Pandurang Shastri Athavale who died on October 25,2003 at the age of 83, has left behind a 20 million strong world-wide network of followers who reach out in service to the community around them. They do so because they are ‘moved’ by devotion.  In the course of their work, they discover who they are in the universal scheme of things. And in the end they arrive at ‘true’ knowledge of life’s purpose. They are all practitioners of Swadhyaya.They are known as Swadhyayis.

In the 1950s, young Athavale was invited to lecture on the Vedas at an inter-religious conference in Japan. He impressed his audience but when asked how to *live* a life based on the Vedas, he was flummoxed. It was then that he determined to demonstrate that a Vedic life can be actively lived. He began teaching at his father’s school and attracted mostly the educated middle class. He soon picked 19 of his promising students and bid them to live among ordinary people of Gujarat. They were to do nothing more than live and observe among ordinary people going about their lives, the while remaining aware of what they learnt during Athavale’s lectures.

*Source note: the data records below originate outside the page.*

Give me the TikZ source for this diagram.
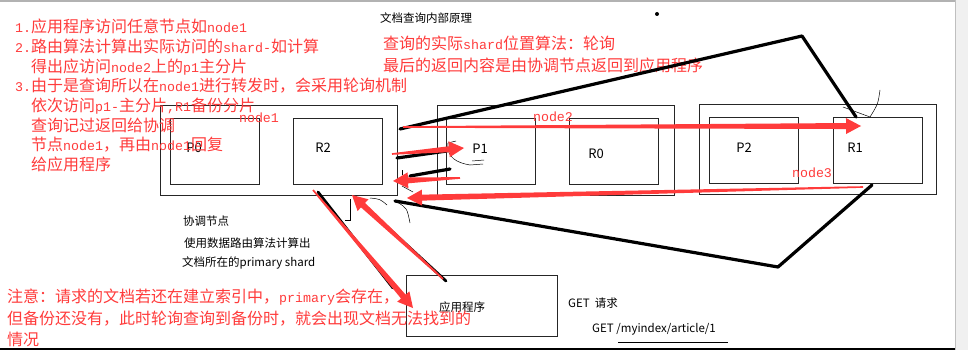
\documentclass[tikz,border=0pt]{standalone}
\usepackage{fontspec}
\usepackage{tikz}
\usetikzlibrary{calc}
\usepackage{xcolor}
\newfontfamily\cjk{Noto Sans CJK SC}
\newfontfamily\enmono{Liberation Mono}
\definecolor{annored}{RGB}{255,59,59}
\newcommand{\en}[1]{{\enmono\fontsize{13.3}{19.7}\selectfont #1}}
\tikzstyle{hostbox} = [draw=black!85, line width=0.8pt, minimum width=237pt,
    minimum height=90pt, inner sep=0]
\tikzstyle{shardbox} = [draw=black!85, line width=0.8pt, minimum width=89pt,
    minimum height=66pt, inner sep=0]
\tikzstyle{shardname} = [font=\cjk\fontsize{13}{13}\selectfont, inner sep=0]
\tikzstyle{hostname} = [text=annored, font=\enmono\fontsize{13.3}{13.3}\selectfont, inner sep=0]
\tikzstyle{note} = [text=annored, font=\cjk\fontsize{16}{19.7}\selectfont,
    align=left, anchor=north west, inner sep=0]
\tikzstyle{caption} = [font=\cjk\fontsize{11.5}{12}\selectfont, anchor=west, inner sep=0]
\tikzstyle{pen} = [line width=3.2pt, line cap=round, line join=round]
\tikzstyle{hairline} = [line width=0.5pt]
% red arrow: thin tail, wide shaft at the head
\newcommand{\fatarrow}[2]{%
    \path (#2) coordinate (arrowtip) ($(#2)!15pt!(#1)$) coordinate (arrowbase);
    \fill[annored] ($(#1)!0.8pt!90:(#2)$) -- ($(arrowbase)!3pt!90:(arrowtip)$)
        -- ($(arrowbase)!8pt!90:(arrowtip)$) -- (arrowtip)
        -- ($(arrowbase)!8pt!-90:(arrowtip)$) -- ($(arrowbase)!3pt!-90:(arrowtip)$)
        -- ($(#1)!0.8pt!-90:(#2)$) -- cycle;
}

\begin{document}
\begin{tikzpicture}[x=1pt, y=-1pt]
    \useasboundingbox (0,0) rectangle (968,350);
    \fill[white] (0,0) rectangle (968,350);
    \draw[gray!60, line width=1.5pt] (0,1) -- (968,1);
    \fill[gray!12] (955,0) rectangle (968,350);
    \draw[gray!50] (955,0) -- (955,350);
    \draw[line width=2pt] (0,349) -- (955,349);

    \node[hostbox] (node1) at (278.5,150) {};
    \node[shardbox] (P0) at (215,151) {};
    \node[shardbox] (R2) at (338,151) {};
    \node[hostbox] (node2) at (555.5,150) {};
    \node[shardbox] (P1) at (491,151) {};
    \node[shardbox] (R0) at (614,151) {};
    \node[hostbox] (node3) at (818,149) {};
    \node[shardbox] (P2) at (753.5,150) {};
    \node[shardbox] (R1) at (878,150) {};
    \node[draw=black!85, line width=0.8pt, minimum width=151pt, minimum height=61pt,
        inner sep=0] (app) at (481.5,305.5) {};

    \node[shardname] (P0name) at (194,148) {P0};
    \node[shardname] (R2name) at (323,148) {R2};
    \node[shardname] (P1name) at (480,149) {P1};
    \node[shardname] (R0name) at (596,154) {R0};
    \node[shardname] (P2name) at (744,148) {P2};
    \node[shardname] (R1name) at (855,148) {R1};
    \node[caption] (appname) at (439,307) {应用程序};

    \node[hostname] (node1name) at (259,118) {node1};
    \node[hostname] (node2name) at (553,117) {node2};
    \node[hostname] (node3name) at (812,173) {node3};

    \node[caption] (title) at (380,18) {文档查询内部原理};
    \node[caption] (coord1) at (183,221) {协调节点};
    \node[caption] (coord2) at (184,243) {使用数据路由算法计算出};
    \node[caption] (coord3) at (182,263) {文档所在的primary shard};
    \node[caption] (getreq) at (568,303) {GET\ \ 请求};
    \node[caption] (getpath) at (592,329) {GET /myindex/article/1};
    \draw[hairline] (618,342) -- (728,342);
    \fill (657,14) circle (2pt);

    \node[note] (steps) at (15,19) {%
        \en{1.}应用程序访问任意节点如\en{node1}\\
        \en{2.}路由算法计算出实际访问的\en{shard-}如计算\\
        \hspace*{16pt}得出应访问\en{node2}上的\en{p1}主分片\\
        \en{3.}由于是查询所以在\en{node1}进行转发时，会采用轮询机制\\
        \hspace*{16pt}依次访问\en{p1-}主分片\en{,R1}备份分片\\
        \hspace*{16pt}查询记过返回给协调\\
        \hspace*{16pt}节点\en{node1}，再由\en{node1}回复\\
        \hspace*{16pt}给应用程序};
    \node[note, font=\cjk\fontsize{16}{22}\selectfont] (rule) at (383,36) {%
        查询的实际\en{shard}位置算法：轮询\\
        最后的返回内容是由协调节点返回到应用程序};
    \node[note, font=\cjk\fontsize{16}{21.5}\selectfont] (warning) at (7,289) {%
        注意：请求的文档若还在建立索引中，\en{primary}会存在，\\
        但备份还没有，此时轮询查询到备份时，就会出现文档无法找到的\\
        情况};

    \draw[pen] (400,129) -- (802,36) -- (856,117);
    \draw[pen] (872,185) -- (778,267) -- (395,201);
    \draw[pen] (397,158) -- (447,151);
    \draw[pen] (410,176) -- (450,169);
    \draw[pen, line width=2.8pt] (358,200) -- (446,281);
    \draw[pen, line width=2.8pt] (318,192) -- (393,288);

    \draw[hairline] (456,141) -- (448,143) .. controls (446,158) and (458,163) .. (470,165)
        -- (483,164);
    \draw[hairline] (472,161) -- (484,160);
    \draw[hairline] (402,170) -- (402,175);
    \draw[hairline] (402,186) -- (413,192);
    \draw[hairline] (350,199) -- (350,220) -- (345,220);
    \draw[hairline] (370,198) .. controls (380,199) .. (387,205);
    \draw[hairline] (397,202) .. controls (407,208) .. (410,223);
    \draw[hairline] (843,107) -- (870,117);
    \draw[hairline] (880,90) .. controls (878,104) .. (870,117);

    \coordinate (toR1from) at (403,127);
    \coordinate (toR1) at (861,126);
    \coordinate (toP1from) at (392,154);
    \coordinate (toP1) at (464,148);
    \coordinate (fromP1) at (460,178);
    \coordinate (backP1) at (393,181);
    \coordinate (fromR1) at (863,187);
    \coordinate (backR1) at (407,198);
    \coordinate (fromApp) at (443,279);
    \coordinate (intoN1) at (352,195);
    \coordinate (fromN1) at (313,190);
    \coordinate (intoApp) at (413,308);
    \fatarrow{toR1from}{toR1}
    \fatarrow{toP1from}{toP1}
    \fatarrow{fromP1}{backP1}
    \fatarrow{fromR1}{backR1}
    \fatarrow{fromApp}{intoN1}
    \fatarrow{fromN1}{intoApp}
\end{tikzpicture}
\end{document}
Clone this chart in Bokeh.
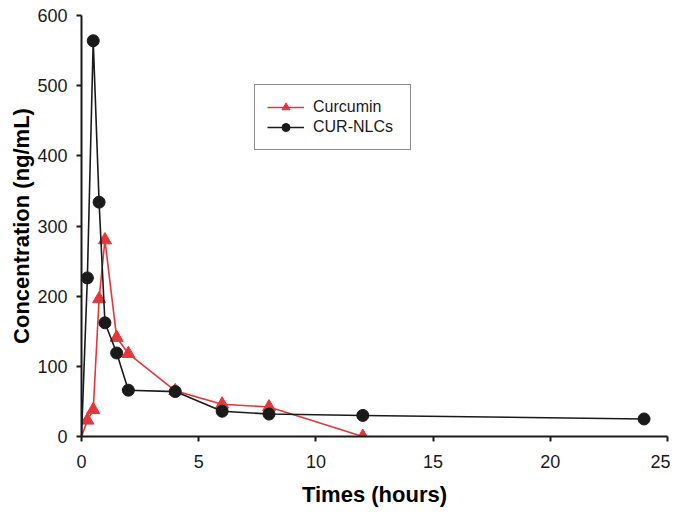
from bokeh.plotting import figure
from bokeh.models import Range1d, Legend, LegendItem, FixedTicker
from bokeh.embed import file_html
from bokeh.resources import INLINE

# Data
time_cur = [0, 0.25, 0.5, 0.75, 1, 1.5, 2, 4, 6, 8, 12]
conc_cur = [0, 23, 38, 196, 280, 141, 118, 65, 46, 42, 0]
time_nlc = [0, 0.25, 0.5, 0.75, 1, 1.5, 2, 4, 6, 8, 12, 24]
conc_nlc = [0, 226, 564, 334, 162, 119, 66, 64, 36, 32, 30, 25]
x_ticks = [0, 5, 10, 15, 20, 25]
y_ticks = [0, 100, 200, 300, 400, 500, 600]

RED = "#e2383c"
BLACK = "#1a1a1a"
FONT = "Liberation Sans"

p = figure(width=670, height=512, output_backend="svg", toolbar_location=None,
           x_range=Range1d(0, 25), y_range=Range1d(0, 600),
           min_border_left=81, min_border_right=3, min_border_top=15, min_border_bottom=76)
p.outline_line_color = None
p.grid.visible = False
p.background_fill_color = "white"
p.border_fill_color = "white"

r1l = p.line(time_cur, conc_cur, line_color=RED, line_width=1.6)
r1m = p.scatter(time_cur[1:], conc_cur[1:], marker="triangle", size=13,
                fill_color=RED, line_color=RED)
r2l = p.line(time_nlc, conc_nlc, line_color=BLACK, line_width=1.6)
r2m = p.scatter(time_nlc[1:], conc_nlc[1:], marker="circle", size=12,
                fill_color=BLACK, line_color=BLACK)

for ax in (p.xaxis[0], p.yaxis[0]):
    ax.axis_line_width = 2
    ax.axis_line_color = BLACK
    ax.major_tick_line_width = 2
    ax.major_tick_line_color = BLACK
    ax.major_tick_out = 5
    ax.major_tick_in = 0
    ax.minor_tick_line_color = None
    ax.major_label_text_font = FONT
    ax.major_label_text_font_size = "18px"
    ax.major_label_text_color = BLACK
    ax.axis_label_text_font = FONT
    ax.axis_label_text_font_size = "22px"
    ax.axis_label_text_font_style = "bold"
    ax.axis_label_text_color = "black"

p.xaxis.ticker = FixedTicker(ticks=x_ticks)
p.yaxis.ticker = FixedTicker(ticks=y_ticks)
p.xaxis.axis_label = "Times (hours)"
p.yaxis.axis_label = "Concentration (ng/mL)"
p.xaxis.major_label_standoff = 13
p.yaxis.major_label_standoff = 9
p.xaxis.axis_label_standoff = 11
p.yaxis.axis_label_standoff = 0

legend = Legend(items=[LegendItem(label="Curcumin", renderers=[r1l, r1m]),
                       LegendItem(label="CUR-NLCs", renderers=[r2l, r2m])],
                location=(173, 286))
legend.border_line_color = BLACK
legend.border_line_width = 1.2
legend.background_fill_alpha = 1
legend.padding = 12
legend.spacing = 0
legend.margin = 0
legend.label_height = 20
legend.glyph_height = 20
legend.glyph_width = 37
legend.label_standoff = 9
legend.label_width = 85
legend.label_text_font = FONT
legend.label_text_font_size = "16px"
legend.label_text_color = BLACK
p.add_layout(legend, "center")

open("out.html", "w").write(file_html(p, INLINE))
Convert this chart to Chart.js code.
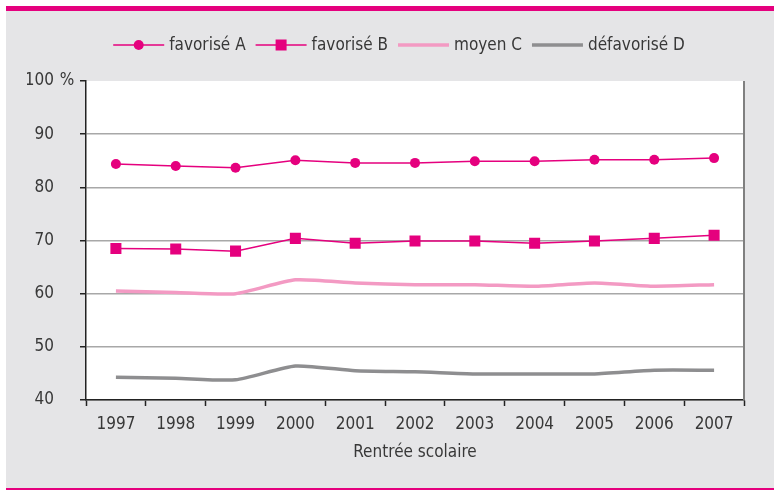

The Swadhyaya movement is said to have begun there. The 19 observers are said to have experienced all the three yogas prescribed by the Bagwad Gita: bhakti or devotion, karma or action and gnana or knowledge. One first intuits and realises that the God-principle resides in him. If so, it must reside in every living thing and therefore we are all connected. From there, acting ‘self-lessly’ is effortless, for service to others is also service to oneself. This conviction is at the root of the Swadhyaya movement.

While this knowledge has always been available to scholars and seekers, Swadhyaya movement’s unique success is in making ‘the knowledge’ available to all. In the Swadhyaya Parivar (family) are farmers, fishermen and Harvard alumni. There are Christians and Muslims. The very rich and the impoverished. Indians and foreigners. Athavale --fondly known as ‘Dadaji’ universalised India’s traditional values shorn of all flavour of the sectarian kind that has come to be known as ‘Hindu’. His is also a social movement because Swadhyayis are motivated to go beyond personal salvation, to greater common well being.

Pandurang Shastri Athavale is one of modern India’s Great Masters. Until he won the Templeton Prize and the Magsaysay Award not many in India had heard of him—such was his chosen low profile. Yet his followers were in tens of millions.